Without including any pictures, write out the listing below exactly.

◇ ◇ ◇

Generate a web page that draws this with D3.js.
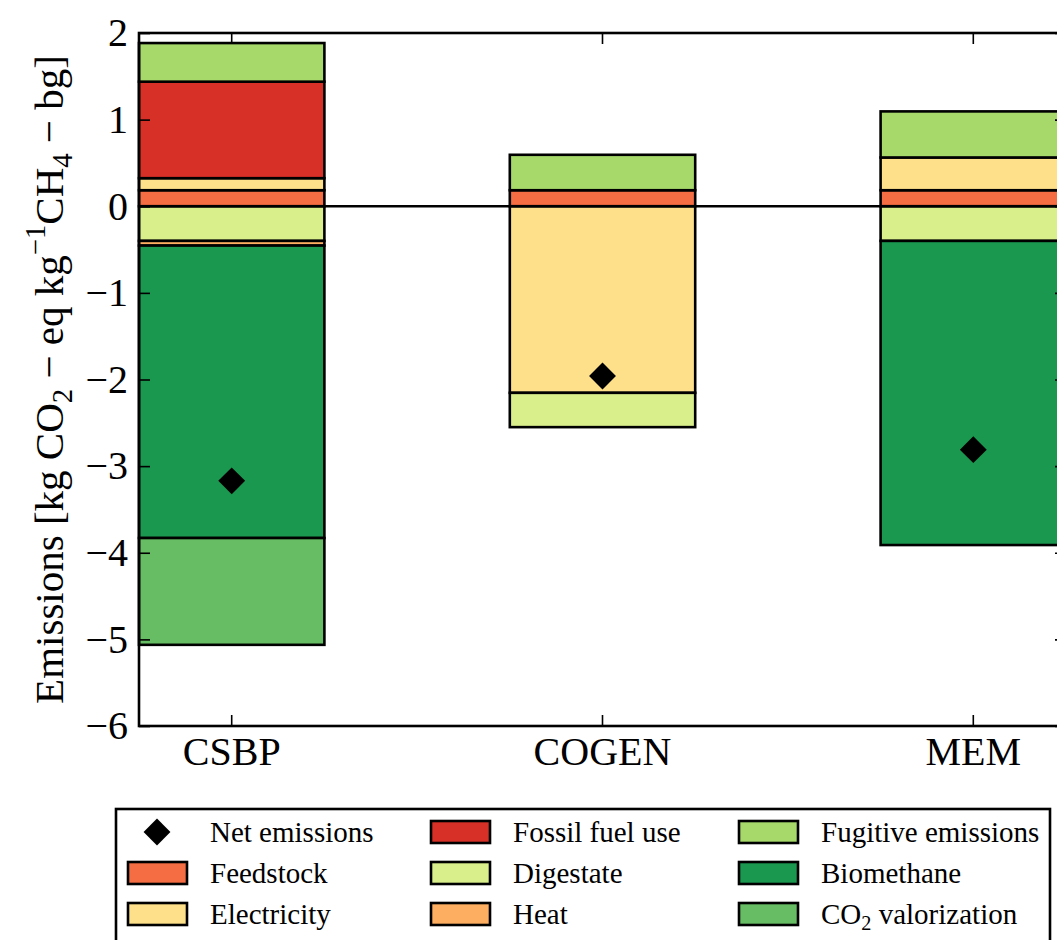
<!DOCTYPE html>
<html>
<head>
<meta charset="utf-8">
<script src="https://cdn.jsdelivr.net/npm/d3@7"></script>
<style>
  html, body { margin: 0; padding: 0; background: #fff; }
  svg { display: block; }
  text { font-family: "Liberation Serif", "DejaVu Serif", serif; fill: #000; }
</style>
</head>
<body>
<div id="chart"></div>
<script>
// ---- Data ----
const categories = ["CSBP", "COGEN", "MEM"];
const seriesNames = ["Feedstock", "Electricity", "Fossil fuel use", "Digestate", "Heat",
                     "Fugitive emissions", "Biomethane", "CO2 valorization"];
const seriesColors = ["#f46d43", "#fee08b", "#d73027", "#d9ef8b", "#fdae61",
                      "#a6d96a", "#1a9850", "#66bd63"];
const feedstock  = [0.185, 0.185, 0.185];
const electricity = [0.139, -2.154, 0.378];
const fossil     = [1.114, 0, 0];
const digestate  = [-0.40, -0.396, -0.40];
const heat       = [-0.054, 0, 0];
const fugitive   = [0.446, 0.409, 0.532];
const biomethane = [-3.376, 0, -3.511];
const co2valor   = [-1.233, 0, 0];
const netEmissions = [-3.17, -1.96, -2.81];
const yTicks = [-6, -5, -4, -3, -2, -1, 0, 1, 2];

const seriesValues = [feedstock, electricity, fossil, digestate, heat, fugitive, biomethane, co2valor];

// ---- Layout ----
const W = 1057, H = 940;
const mLeft = 139, mRight = 1066, mTop = 33, mBottom = 726;
const lw = 2.6;

const svg = d3.select("#chart").append("svg").attr("width", W).attr("height", H);

const x = d3.scaleBand().domain(categories).range([mLeft, mRight]).paddingInner(0.5).paddingOuter(0);
const y = d3.scaleLinear().domain([-6, 2]).range([mBottom, mTop]);

// table for stacking
const table = categories.map((c, i) => {
  const row = { cat: c };
  seriesNames.forEach((s, j) => row[s] = seriesValues[j][i]);
  return row;
});
const stacked = d3.stack().keys(seriesNames).offset(d3.stackOffsetDiverging)(table);

const barsG = svg.append("g");
stacked.forEach((layer, j) => {
  barsG.selectAll(null)
    .data(layer.filter(d => d[1] !== d[0]))
    .join("rect")
    .attr("x", d => x(d.data.cat))
    .attr("width", x.bandwidth())
    .attr("y", d => y(Math.max(d[0], d[1])))
    .attr("height", d => Math.abs(y(d[0]) - y(d[1])))
    .attr("fill", seriesColors[j])
    .attr("stroke", "#000")
    .attr("stroke-width", lw);
});

// zero line
svg.append("line")
  .attr("x1", mLeft).attr("x2", mRight)
  .attr("y1", y(0)).attr("y2", y(0))
  .attr("stroke", "#000").attr("stroke-width", lw);

// net emissions diamonds
const diamond = d3.symbol().type(d3.symbolSquare).size(19 * 19);
svg.append("g").selectAll("path")
  .data(categories)
  .join("path")
  .attr("d", diamond)
  .attr("transform", (c, i) => `translate(${x(c) + x.bandwidth() / 2},${y(netEmissions[i])}) rotate(45)`)
  .attr("fill", "#000");

// axes
const fs = 40;
const yAxis = svg.append("g").attr("transform", `translate(${mLeft},0)`)
  .call(d3.axisLeft(y).tickValues(yTicks).tickSize(-11).tickPadding(11).tickFormat(d3.format("d")));
const yAxisR = svg.append("g").attr("transform", `translate(${mRight},0)`)
  .call(d3.axisRight(y).tickValues(yTicks).tickSize(-11).tickFormat(""));
const xAxis = svg.append("g").attr("transform", `translate(0,${mBottom})`)
  .call(d3.axisBottom(x).tickSize(-11).tickPadding(11));
const xAxisT = svg.append("g").attr("transform", `translate(0,${mTop})`)
  .call(d3.axisTop(x).tickSize(-11).tickFormat(""));

[yAxis, yAxisR, xAxis, xAxisT].forEach(g => {
  g.select(".domain").remove();
  g.selectAll(".tick line").attr("stroke", "#000").attr("stroke-width", 1.6);
  g.selectAll(".tick text").attr("font-size", fs).attr("font-family", "Liberation Serif");
});

// frame
svg.append("rect")
  .attr("x", mLeft).attr("y", mTop)
  .attr("width", mRight - mLeft).attr("height", mBottom - mTop)
  .attr("fill", "none").attr("stroke", "#000").attr("stroke-width", lw);

// y label
const lfsY = 41;
const yl = svg.append("text")
  .attr("transform", `translate(63,${(mTop + mBottom) / 2}) rotate(-90)`)
  .attr("text-anchor", "middle")
  .attr("font-size", lfsY);
yl.append("tspan").text("Emissions [kg CO");
yl.append("tspan").attr("font-size", lfsY * 0.7).attr("dy", 9).text("2");
yl.append("tspan").attr("dy", -9).text(" \u2212 eq kg");
yl.append("tspan").attr("font-size", lfsY * 0.7).attr("dy", -18).text("\u22121");
yl.append("tspan").attr("dy", 18).text("CH");
yl.append("tspan").attr("font-size", lfsY * 0.7).attr("dy", 9).text("4");
yl.append("tspan").attr("dy", -9).text(" \u2212 bg]");

// legend
const lg = svg.append("g");
lg.append("rect")
  .attr("x", 116).attr("y", 809).attr("width", 934).attr("height", 160)
  .attr("fill", "#fff").attr("stroke", "#000").attr("stroke-width", lw);

const legendItems = [{ name: "Net emissions", marker: true }]
  .concat(seriesNames.map((s, j) => ({ name: s, color: seriesColors[j] })));
const colX = [128, 431, 739];
const rowY = [832, 873, 914];
const lfs = 29;
legendItems.forEach((it, k) => {
  const col = Math.floor(k / 3), row = k % 3;
  const px = colX[col], py = rowY[row];
  if (it.marker) {
    lg.append("path").attr("d", diamond)
      .attr("transform", `translate(${px + 29},${py}) rotate(45)`)
      .attr("fill", "#000");
  } else {
    lg.append("rect").attr("x", px).attr("y", py - 11).attr("width", 59).attr("height", 22)
      .attr("fill", it.color).attr("stroke", "#000").attr("stroke-width", lw);
  }
  const t = lg.append("text").attr("x", px + 82).attr("y", py).attr("dy", "0.35em").attr("font-size", lfs);
  if (it.name === "CO2 valorization") {
    t.append("tspan").text("CO");
    t.append("tspan").attr("font-size", lfs * 0.7).attr("dy", 6).text("2");
    t.append("tspan").attr("dy", -6).text(" valorization");
  } else {
    t.text(it.name);
  }
});
</script>
</body>
</html>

◇ ◇ ◇

■ SOLUTION TO THE PROBLEM ■
Generate a web page that draws this with D3.js.
<!DOCTYPE html>
<html>
<head>
<meta charset="utf-8">
<script src="https://cdn.jsdelivr.net/npm/d3@7"></script>
<style>
  html, body { margin: 0; padding: 0; background: #fff; }
  svg { display: block; }
  text { font-family: "Liberation Serif", "DejaVu Serif", serif; fill: #000; }
</style>
</head>
<body>
<div id="chart"></div>
<script>
// ---- Data ----
const categories = ["CSBP", "COGEN", "MEM"];
const seriesNames = ["Feedstock", "Electricity", "Fossil fuel use", "Digestate", "Heat",
                     "Fugitive emissions", "Biomethane", "CO2 valorization"];
const seriesColors = ["#f46d43", "#fee08b", "#d73027", "#d9ef8b", "#fdae61",
                      "#a6d96a", "#1a9850", "#66bd63"];
const feedstock  = [0.185, 0.185, 0.185];
const electricity = [0.139, -2.154, 0.378];
const fossil     = [1.114, 0, 0];
const digestate  = [-0.40, -0.396, -0.40];
const heat       = [-0.054, 0, 0];
const fugitive   = [0.446, 0.409, 0.532];
const biomethane = [-3.376, 0, -3.511];
const co2valor   = [-1.233, 0, 0];
const netEmissions = [-3.17, -1.96, -2.81];
const yTicks = [-6, -5, -4, -3, -2, -1, 0, 1, 2];

const seriesValues = [feedstock, electricity, fossil, digestate, heat, fugitive, biomethane, co2valor];

// ---- Layout ----
const W = 1057, H = 940;
const mLeft = 139, mRight = 1066, mTop = 33, mBottom = 726;
const lw = 2.6;

const svg = d3.select("#chart").append("svg").attr("width", W).attr("height", H);

const x = d3.scaleBand().domain(categories).range([mLeft, mRight]).paddingInner(0.5).paddingOuter(0);
const y = d3.scaleLinear().domain([-6, 2]).range([mBottom, mTop]);

// table for stacking
const table = categories.map((c, i) => {
  const row = { cat: c };
  seriesNames.forEach((s, j) => row[s] = seriesValues[j][i]);
  return row;
});
const stacked = d3.stack().keys(seriesNames).offset(d3.stackOffsetDiverging)(table);

const barsG = svg.append("g");
stacked.forEach((layer, j) => {
  barsG.selectAll(null)
    .data(layer.filter(d => d[1] !== d[0]))
    .join("rect")
    .attr("x", d => x(d.data.cat))
    .attr("width", x.bandwidth())
    .attr("y", d => y(Math.max(d[0], d[1])))
    .attr("height", d => Math.abs(y(d[0]) - y(d[1])))
    .attr("fill", seriesColors[j])
    .attr("stroke", "#000")
    .attr("stroke-width", lw);
});

// zero line
svg.append("line")
  .attr("x1", mLeft).attr("x2", mRight)
  .attr("y1", y(0)).attr("y2", y(0))
  .attr("stroke", "#000").attr("stroke-width", lw);

// net emissions diamonds
const diamond = d3.symbol().type(d3.symbolSquare).size(19 * 19);
svg.append("g").selectAll("path")
  .data(categories)
  .join("path")
  .attr("d", diamond)
  .attr("transform", (c, i) => `translate(${x(c) + x.bandwidth() / 2},${y(netEmissions[i])}) rotate(45)`)
  .attr("fill", "#000");

// axes
const fs = 40;
const yAxis = svg.append("g").attr("transform", `translate(${mLeft},0)`)
  .call(d3.axisLeft(y).tickValues(yTicks).tickSize(-11).tickPadding(11).tickFormat(d3.format("d")));
const yAxisR = svg.append("g").attr("transform", `translate(${mRight},0)`)
  .call(d3.axisRight(y).tickValues(yTicks).tickSize(-11).tickFormat(""));
const xAxis = svg.append("g").attr("transform", `translate(0,${mBottom})`)
  .call(d3.axisBottom(x).tickSize(-11).tickPadding(11));
const xAxisT = svg.append("g").attr("transform", `translate(0,${mTop})`)
  .call(d3.axisTop(x).tickSize(-11).tickFormat(""));

[yAxis, yAxisR, xAxis, xAxisT].forEach(g => {
  g.select(".domain").remove();
  g.selectAll(".tick line").attr("stroke", "#000").attr("stroke-width", 1.6);
  g.selectAll(".tick text").attr("font-size", fs).attr("font-family", "Liberation Serif");
});

// frame
svg.append("rect")
  .attr("x", mLeft).attr("y", mTop)
  .attr("width", mRight - mLeft).attr("height", mBottom - mTop)
  .attr("fill", "none").attr("stroke", "#000").attr("stroke-width", lw);

// y label
const lfsY = 41;
const yl = svg.append("text")
  .attr("transform", `translate(63,${(mTop + mBottom) / 2}) rotate(-90)`)
  .attr("text-anchor", "middle")
  .attr("font-size", lfsY);
yl.append("tspan").text("Emissions [kg CO");
yl.append("tspan").attr("font-size", lfsY * 0.7).attr("dy", 9).text("2");
yl.append("tspan").attr("dy", -9).text(" \u2212 eq kg");
yl.append("tspan").attr("font-size", lfsY * 0.7).attr("dy", -18).text("\u22121");
yl.append("tspan").attr("dy", 18).text("CH");
yl.append("tspan").attr("font-size", lfsY * 0.7).attr("dy", 9).text("4");
yl.append("tspan").attr("dy", -9).text(" \u2212 bg]");

// legend
const lg = svg.append("g");
lg.append("rect")
  .attr("x", 116).attr("y", 809).attr("width", 934).attr("height", 160)
  .attr("fill", "#fff").attr("stroke", "#000").attr("stroke-width", lw);

const legendItems = [{ name: "Net emissions", marker: true }]
  .concat(seriesNames.map((s, j) => ({ name: s, color: seriesColors[j] })));
const colX = [128, 431, 739];
const rowY = [832, 873, 914];
const lfs = 29;
legendItems.forEach((it, k) => {
  const col = Math.floor(k / 3), row = k % 3;
  const px = colX[col], py = rowY[row];
  if (it.marker) {
    lg.append("path").attr("d", diamond)
      .attr("transform", `translate(${px + 29},${py}) rotate(45)`)
      .attr("fill", "#000");
  } else {
    lg.append("rect").attr("x", px).attr("y", py - 11).attr("width", 59).attr("height", 22)
      .attr("fill", it.color).attr("stroke", "#000").attr("stroke-width", lw);
  }
  const t = lg.append("text").attr("x", px + 82).attr("y", py).attr("dy", "0.35em").attr("font-size", lfs);
  if (it.name === "CO2 valorization") {
    t.append("tspan").text("CO");
    t.append("tspan").attr("font-size", lfs * 0.7).attr("dy", 6).text("2");
    t.append("tspan").attr("dy", -6).text(" valorization");
  } else {
    t.text(it.name);
  }
});
</script>
</body>
</html>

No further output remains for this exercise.